On Sat, 1 Apr 2000, Bart Vandewoestyne wrote:
To be absolutely safe I would disable interrupts here.
> --> I set one bit of the parallel port, say A, high (for visualisation
> on an oscilloscope)
>
> --> then I need to count 10000 pulses, i do it with the following
> C-routine:
>
> void count(int time)
> {
> int value = 0;
> int clock;
>
> while (value < time) {
> do
> {
> clock = inb(BASEPORT+1) & 0x80;
> }
> while (clock == 0);
>
> do
> {
> clock = inb(BASEPORT+1) & 0x80;
> }
> while (clock == 0x80);
>
> waarde++;
Probably value ++ ???
> }
> }
>
> --> Then I set the bit A back to zero.
>
Here, enable back interrupts. Unfortunately 10000/109000 ~ 0.1 s - very long
time for keeping interrupts disabled! There should be some way of generating
interrupts on every pulse, fast machine could even do this 109 kHz if you
only increment counter in real time ISR. But in general multitasking OS and
PC is not made for counting pulses at 109 kHz. May be you could just divide
them by 16 using 7493 chip and read the last 4 bits through paralel port.

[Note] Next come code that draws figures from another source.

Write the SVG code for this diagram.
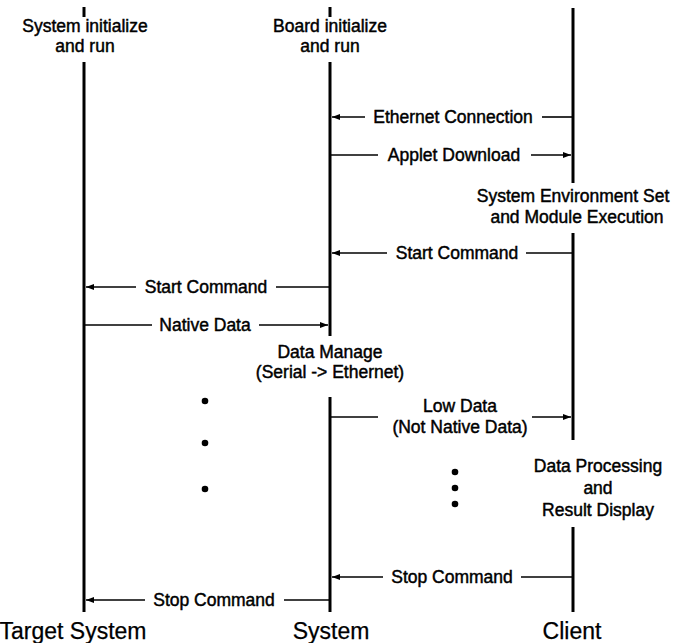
<svg xmlns="http://www.w3.org/2000/svg" width="677" height="643" viewBox="0 0 677 643">
  <defs>
    <marker id="head" markerWidth="9" markerHeight="8" refX="8" refY="4" orient="auto" markerUnits="userSpaceOnUse">
      <path d="M0,1 L8,4 L0,7 Z" fill="#000"/>
    </marker>
    <style>
      .life { stroke: #000; stroke-width: 3; fill: none; }
      .msg { stroke: #000; stroke-width: 1.6; fill: none; }
      .arr { stroke: #000; stroke-width: 1.6; fill: none; marker-end: url(#head); }
      text { font-family: "Liberation Sans", Arial, sans-serif; font-size: 17.5px; fill: #000; stroke: #000; stroke-width: 0.45; text-anchor: middle; }
      .big { font-size: 23px; stroke-width: 0.25; }
      .dot { fill: #000; }
    </style>
  </defs>
  <rect width="677" height="643" fill="#fff"/>

  <!-- lifelines -->
  <g id="target-system">
    <line class="life" x1="84" y1="7" x2="84" y2="17"/>
    <text x="85" y="32">System initialize</text>
    <text x="85" y="52">and run</text>
    <line class="life" x1="84" y1="62" x2="84" y2="612"/>
    <text class="big" x="73" y="639">Target System</text>
  </g>
  <g id="system">
    <line class="life" x1="330" y1="7" x2="330" y2="17"/>
    <text x="330" y="32">Board initialize</text>
    <text x="330" y="52">and run</text>
    <line class="life" x1="330" y1="62" x2="330" y2="336"/>
    <text x="330" y="358">Data Manage</text>
    <text x="330" y="378">(Serial -&gt; Ethernet)</text>
    <line class="life" x1="330" y1="397" x2="330" y2="612"/>
    <text class="big" x="331" y="639">System</text>
  </g>
  <g id="client">
    <line class="life" x1="573" y1="8" x2="573" y2="183"/>
    <text x="573" y="202">System Environment Set</text>
    <text x="577" y="223">and Module Execution</text>
    <line class="life" x1="573" y1="233" x2="573" y2="440"/>
    <text x="598" y="472">Data Processing</text>
    <text x="598" y="494">and</text>
    <text x="598" y="516">Result Display</text>
    <line class="life" x1="573" y1="527" x2="573" y2="612"/>
    <text class="big" x="572" y="639">Client</text>
  </g>

  <!-- continuation dots -->
  <g id="dots">
    <circle class="dot" cx="205" cy="401" r="3.3"/>
    <circle class="dot" cx="205" cy="443" r="3.3"/>
    <circle class="dot" cx="205" cy="489" r="3.3"/>
    <circle class="dot" cx="455" cy="472" r="3.3"/>
    <circle class="dot" cx="455" cy="488" r="3.3"/>
    <circle class="dot" cx="455" cy="504" r="3.3"/>
  </g>

  <!-- messages -->
  <g id="connectors">
    <line class="msg" x1="572" y1="117" x2="542" y2="117"/>
    <line class="arr" x1="365" y1="117" x2="332" y2="117"/>
    <text x="453" y="123">Ethernet Connection</text>

    <line class="msg" x1="331" y1="155" x2="378" y2="155"/>
    <line class="arr" x1="531" y1="155" x2="571" y2="155"/>
    <text x="454" y="161">Applet Download</text>

    <line class="msg" x1="572" y1="253" x2="526" y2="253"/>
    <line class="arr" x1="387" y1="253" x2="332" y2="253"/>
    <text x="457" y="259">Start Command</text>

    <line class="msg" x1="329" y1="287" x2="276" y2="287"/>
    <line class="arr" x1="136" y1="287" x2="86" y2="287"/>
    <text x="206" y="293">Start Command</text>

    <line class="msg" x1="85" y1="325" x2="152" y2="325"/>
    <line class="arr" x1="259" y1="325" x2="328" y2="325"/>
    <text x="205" y="331">Native Data</text>

    <line class="msg" x1="331" y1="417" x2="378" y2="417"/>
    <line class="arr" x1="532" y1="417" x2="571" y2="417"/>
    <text x="460" y="412">Low Data</text>
    <text x="460" y="433">(Not Native Data)</text>

    <line class="msg" x1="572" y1="577" x2="521" y2="577"/>
    <line class="arr" x1="383" y1="577" x2="332" y2="577"/>
    <text x="452" y="583">Stop Command</text>

    <line class="msg" x1="329" y1="600" x2="284" y2="600"/>
    <line class="arr" x1="145" y1="600" x2="86" y2="600"/>
    <text x="214" y="606">Stop Command</text>
  </g>
</svg>
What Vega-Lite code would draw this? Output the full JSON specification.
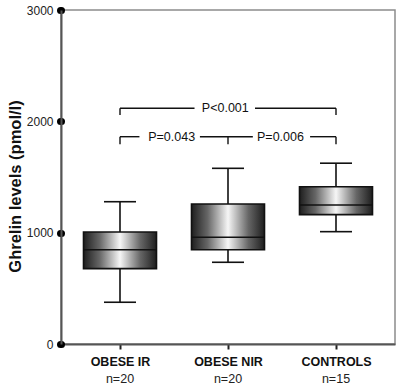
{
  "$schema": "https://vega.github.io/schema/vega-lite/v6.json",
  "width": 334,
  "height": 334,
  "autosize": {"type": "none"},
  "padding": {"left": 61, "top": 10, "right": 5, "bottom": 44},
  "background": "white",
  "config": {
    "font": "Liberation Sans",
    "view": {"stroke": "#8c8c8c", "strokeWidth": 1.5}
  },
  "datasets": {
    "boxes": [
      {"pos": 0, "group": "OBESE IR", "n": "n=20", "min": 375, "q1": 677, "median": 847, "q3": 1006, "max": 1278},
      {"pos": 1, "group": "OBESE NIR", "n": "n=20", "min": 734, "q1": 847, "median": 959, "q3": 1258, "max": 1578},
      {"pos": 2, "group": "CONTROLS", "n": "n=15", "min": 1009, "q1": 1162, "median": 1249, "q3": 1413, "max": 1624}
    ],
    "segments": [
      {"x": 0, "x2": 0, "y": 2057, "y2": 2118},
      {"x": 0, "x2": 0.69, "y": 2118, "y2": 2118},
      {"x": 1.25, "x2": 2, "y": 2118, "y2": 2118},
      {"x": 2, "x2": 2, "y": 2057, "y2": 2118},
      {"x": 0, "x2": 0, "y": 1794, "y2": 1862},
      {"x": 0, "x2": 0.18, "y": 1862, "y2": 1862},
      {"x": 0.74, "x2": 1.23, "y": 1862, "y2": 1862},
      {"x": 1, "x2": 1, "y": 1794, "y2": 1862},
      {"x": 1.76, "x2": 2, "y": 1862, "y2": 1862},
      {"x": 2, "x2": 2, "y": 1794, "y2": 1862}
    ],
    "plabels": [
      {"x": 0.975, "y": 2118, "text": "P<0.001"},
      {"x": 0.478, "y": 1862, "text": "P=0.043"},
      {"x": 1.486, "y": 1862, "text": "P=0.006"}
    ]
  },
  "layer": [
    {
      "data": {"name": "boxes"},
      "mark": {"type": "rule", "color": "#111", "strokeWidth": 1.6},
      "encoding": {
        "x": {
          "field": "pos", "type": "quantitative",
          "scale": {"domain": [-0.5, 2.5], "nice": false, "zero": false},
          "axis": {
            "title": null,
            "values": [0, 1, 2],
            "labelExpr": "['OBESE IR','OBESE NIR','CONTROLS'][datum.value]",
            "grid": false,
            "domainColor": "#555", "domainWidth": 2,
            "tickColor": "#222", "tickWidth": 2, "tickSize": 5,
            "labelFont": "Liberation Sans", "labelFontSize": 12.5, "labelFontWeight": "bold",
            "labelColor": "#111", "labelPadding": 6, "labelFlush": false, "labelOverlap": false
          }
        },
        "y": {
          "field": "min", "type": "quantitative",
          "scale": {"domain": [0, 3000], "nice": false},
          "axis": {
            "title": "Ghrelin levels (pmol/l)",
            "values": [0, 1000, 2000, 3000],
            "format": "d",
            "grid": false,
            "domainColor": "#555", "domainWidth": 2,
            "tickColor": "#000", "tickWidth": 7, "tickSize": 1, "tickCap": "round",
            "labelFont": "Liberation Sans", "labelFontSize": 12, "labelColor": "#222",
            "labelPadding": 7, "labelFlush": false, "labelOverlap": false,
            "titleFont": "Liberation Sans", "titleFontSize": 16.5, "titleFontWeight": "bold",
            "titleColor": "#111", "titlePadding": 3, "titleY": 176
          }
        },
        "y2": {"field": "max"}
      }
    },
    {
      "data": {"name": "boxes"},
      "mark": {
        "type": "bar", "size": 73, "opacity": 1, "stroke": "#111", "strokeWidth": 1.6,
        "fill": {
          "gradient": "linear", "x1": 0, "x2": 1, "y1": 0, "y2": 0,
          "stops": [
            {"offset": 0, "color": "#1e1e1e"},
            {"offset": 0.22, "color": "#666666"},
            {"offset": 0.5, "color": "#f6f6f6"},
            {"offset": 0.78, "color": "#666666"},
            {"offset": 1, "color": "#1e1e1e"}
          ]
        }
      },
      "encoding": {
        "x": {"field": "pos", "type": "quantitative"},
        "y": {"field": "q1", "type": "quantitative"},
        "y2": {"field": "q3"}
      }
    },
    {
      "data": {"name": "boxes"},
      "mark": {"type": "tick", "orient": "horizontal", "size": 73, "thickness": 1.6, "color": "#111", "opacity": 1},
      "encoding": {
        "x": {"field": "pos", "type": "quantitative"},
        "y": {"field": "median", "type": "quantitative"}
      }
    },
    {
      "data": {"name": "boxes"},
      "mark": {"type": "tick", "orient": "horizontal", "size": 32, "thickness": 1.6, "color": "#111", "opacity": 1},
      "encoding": {
        "x": {"field": "pos", "type": "quantitative"},
        "y": {"field": "max", "type": "quantitative"}
      }
    },
    {
      "data": {"name": "boxes"},
      "mark": {"type": "tick", "orient": "horizontal", "size": 32, "thickness": 1.6, "color": "#111", "opacity": 1},
      "encoding": {
        "x": {"field": "pos", "type": "quantitative"},
        "y": {"field": "min", "type": "quantitative"}
      }
    },
    {
      "data": {"name": "boxes"},
      "mark": {"type": "text", "font": "Liberation Sans", "fontSize": 12.5, "color": "#222", "baseline": "middle", "align": "center"},
      "encoding": {
        "x": {"field": "pos", "type": "quantitative"},
        "y": {"datum": -310, "type": "quantitative"},
        "text": {"field": "n"}
      }
    },
    {
      "data": {"name": "segments"},
      "mark": {"type": "rule", "color": "#111", "strokeWidth": 1.4},
      "encoding": {
        "x": {"field": "x", "type": "quantitative"},
        "x2": {"field": "x2"},
        "y": {"field": "y", "type": "quantitative"},
        "y2": {"field": "y2"}
      }
    },
    {
      "data": {"name": "plabels"},
      "mark": {"type": "text", "font": "Liberation Sans", "fontSize": 12.5, "color": "#111", "baseline": "middle", "align": "center"},
      "encoding": {
        "x": {"field": "x", "type": "quantitative"},
        "y": {"field": "y", "type": "quantitative"},
        "text": {"field": "text"}
      }
    }
  ]
}
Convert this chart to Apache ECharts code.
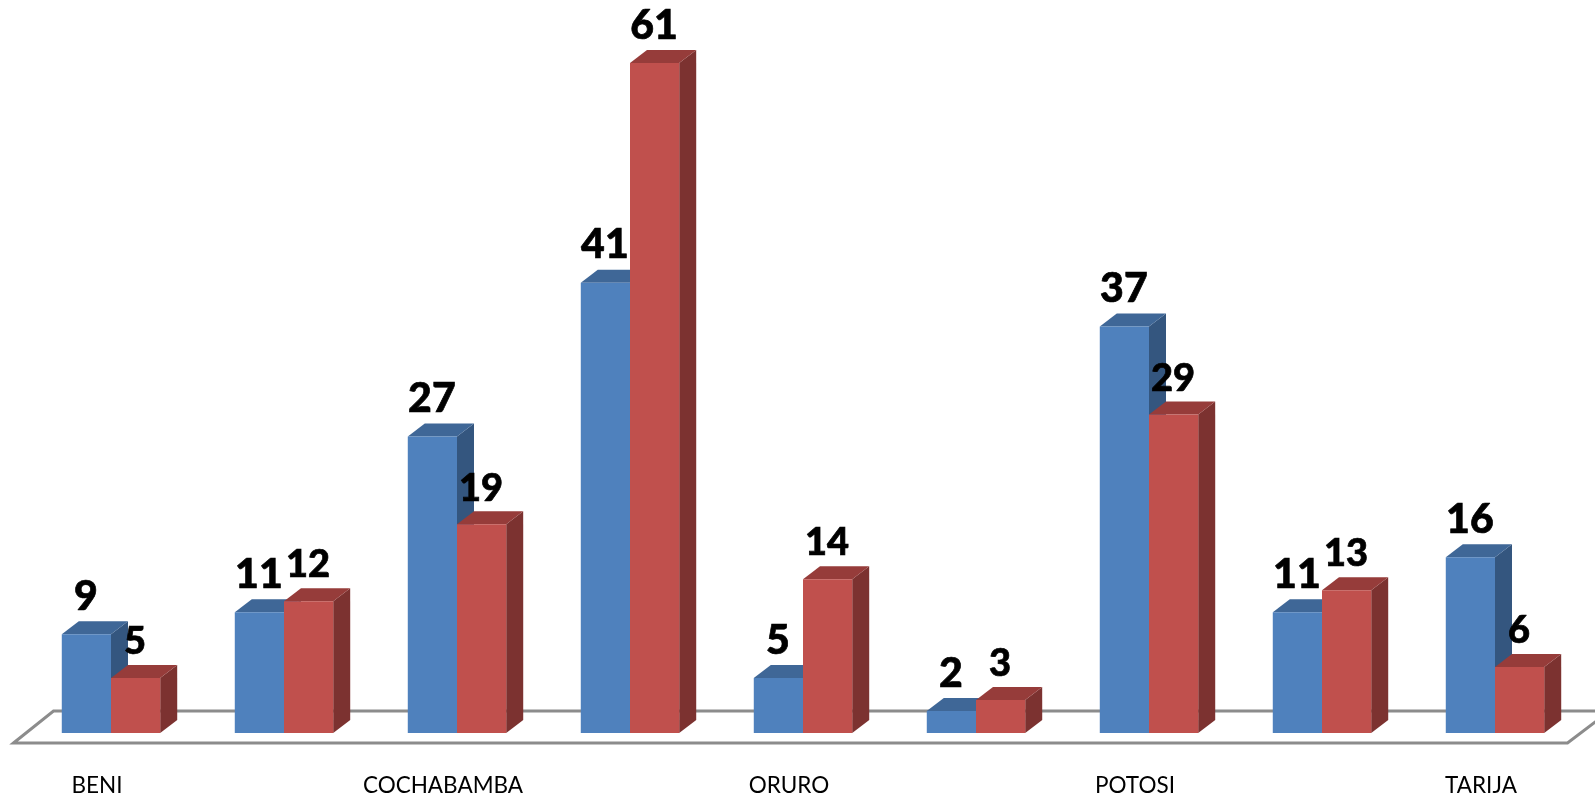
<!DOCTYPE html>
<html><head><meta charset="utf-8">
<style>html,body{margin:0;padding:0;background:#fff}#c{width:1595px;height:797px}</style>
<script src="https://cdn.jsdelivr.net/npm/echarts@6/dist/echarts.min.js"></script>
</head><body><div id="c"></div>
<script>
var categories = ['BENI','CHUQUISACA','COCHABAMBA','LA PAZ','ORURO','PANDO','POTOSI','SANTA CRUZ','TARIJA'];
var seriesBlue = [9,11,27,41,5,2,37,11,16];
var seriesRed  = [5,12,19,61,14,3,29,13,6];
var DX = 17, DY = 13, BAR = 0.2845;
function bar3d(side, front, top, dark, fontSize){
  return function(params, api){
    var i = api.value(0), v = api.value(1);
    var base = api.coord([i,0]), t = api.coord([i,v]);
    var w = api.size([1,0])[0]*BAR;
    var x0 = side<0 ? base[0]-w : base[0], x1 = x0+w, yb = base[1], yt = t[1];
    var size = v > 40 ? 41 : fontSize;
    return {type:'group',children:[
      {type:'polygon',shape:{points:[[x1,yb],[x1+DX,yb-DY],[x1+DX,yt-DY],[x1,yt]]},style:{fill:dark}},
      {type:'polygon',shape:{points:[[x0,yt],[x0+DX,yt-DY],[x1+DX,yt-DY],[x1,yt]]},style:{fill:top}},
      {type:'rect',shape:{x:x0,y:yt,width:w,height:yb-yt},style:{fill:front}},
      {type:'text',z2:10,style:{text:String(v),x:(x0+x1)/2-0.5,y:yt-DY-4,textAlign:'center',textVerticalAlign:'bottom',
        font:'900 '+size+'px Lato',fill:'#000',stroke:'#000',lineWidth:0.7}}
    ]};
  };
}
function floor(params, api){
  var l = api.coord([0,0]), r = api.coord([categories.length-1,0]), h = api.size([1,0])[0]/2;
  var a = l[0]-h, b = r[0]+h, y = l[1];
  return {type:'polygon',shape:{points:[[a-11,y+10],[a+29,y-22],[b+28,y-22],[b-14,y+10]]},
    style:{fill:'#fff',stroke:'#8c8c8c',lineWidth:3}};
}
var chart = echarts.init(document.getElementById('c'));
chart.setOption({
  animation:false,backgroundColor:'#fff',
  grid:{left:24.5,width:1557,top:63,height:670},
  xAxis:{type:'category',data:categories,axisLine:{show:false},axisTick:{show:false},
    axisLabel:{interval:1,margin:41,color:'#000',fontFamily:'Lato',fontSize:22.5,padding:[0,28,0,0]}},
  yAxis:{type:'value',min:0,max:61,show:false,splitLine:{show:false}},
  series:[
    {type:'custom',clip:false,silent:true,z:1,renderItem:floor,data:[[0,0]]},
    {type:'custom',clip:false,z:2,name:'A',renderItem:bar3d(-1,'#4f81bd','#3f6797','#34567f',41),
      data:seriesBlue.map(function(v,i){return [i,v];}),encode:{x:0,y:1}},
    {type:'custom',clip:false,z:3,name:'B',renderItem:bar3d(1,'#c0504d','#963c3a','#7c3230',38),
      data:seriesRed.map(function(v,i){return [i,v];}),encode:{x:0,y:1}}
  ]
});
</script></body></html>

> So, that means that every time i call the function count(10000) I should
> always see the same HIGH-time for bit A, and that's not what happening!
> The HIGH-time for A isn't a constant. I have also written a similar
How big are the differences? How frequently it jumps?
Did you program it as kernel module or user space program?